The "dog stinkhorn" (Mutinus caninus) is less common, smaller, has a distinct oval or spindle-shaped tip on a slender stem and lacks the bright coloring of M. elegans; it has less of the stalk covered by gleba. The portion of the stalk below the spore mass is pitted in M. caninus, compared to "pebbly" in M. elegans. Mutinus bambusinus is similar in size and shape, except it does not have a distinct color demarcation between the upper and lower parts of the stalk; instead, the entire stem shows red pigments. The stalk of M. ravenelii is less tapered than M. elegans, and it has a clearly differentiated swollen head.

The normally pinkish Phallus rubicundus and the orangish P. rugulosus both have conical caps.

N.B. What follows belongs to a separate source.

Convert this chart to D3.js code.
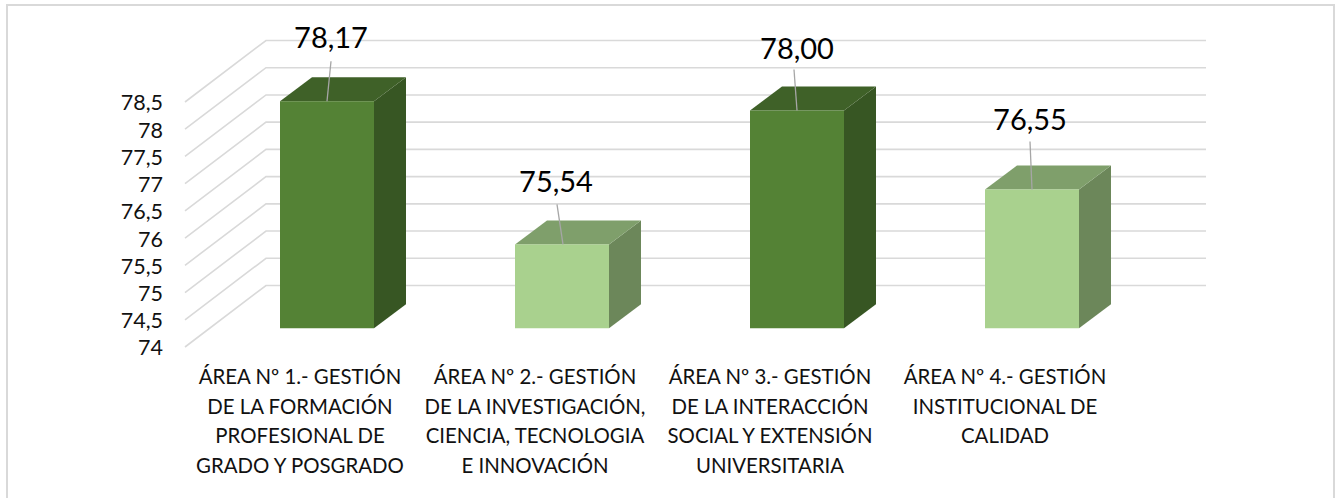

== Habitat and distribution ==
Mutinus elegans is saprobic—deriving nutrients by breaking down dead or dying organic matter. It is commonly found in gardens and farm areas enriched with manure, near well-decayed stumps and logs, and in wood chips. A Japanese publication mentioned its occurrence in Takatsuki and Osaka-fu, where it fruited in November and December on the ground along paths or in open spaces, under or near bamboo (Phyllostachys bambusoides) and hardwoods such as the sawtooth oak, the Japanese Zelkova, and the Camphor tree.

This common species has been collected in eastern North America, in the area extending from Quebec to Florida and west to the Great Lakes, Iowa, Colorado, and Texas.
In Europe, it has been reported from Netherlands and in Asia, it has been collected in Japan.

== Uses ==

The immature egg-forms of M. elegans are edible, but "not recommended". One field guides notes that the eggs of the stinkhorn fungi "taste like the seasonings that are added to them." The fetid odor of mature specimens would probably be repellent to most, although they are not considered poisonous.

=== Antibiotic activity ===
A study of 32 basidiomycete mushrooms showed that Mutinus elegans was the only species to show antibiotic (both antibacterial and antifungal) activity against all six microorganisms tested, namely, the human pathogenic bacterias Bacillus cereus, Bacillus subtilis, Staphylococcus aureus, Escherichia coli, Salmonella typhimurium and the yeast Candida albicans.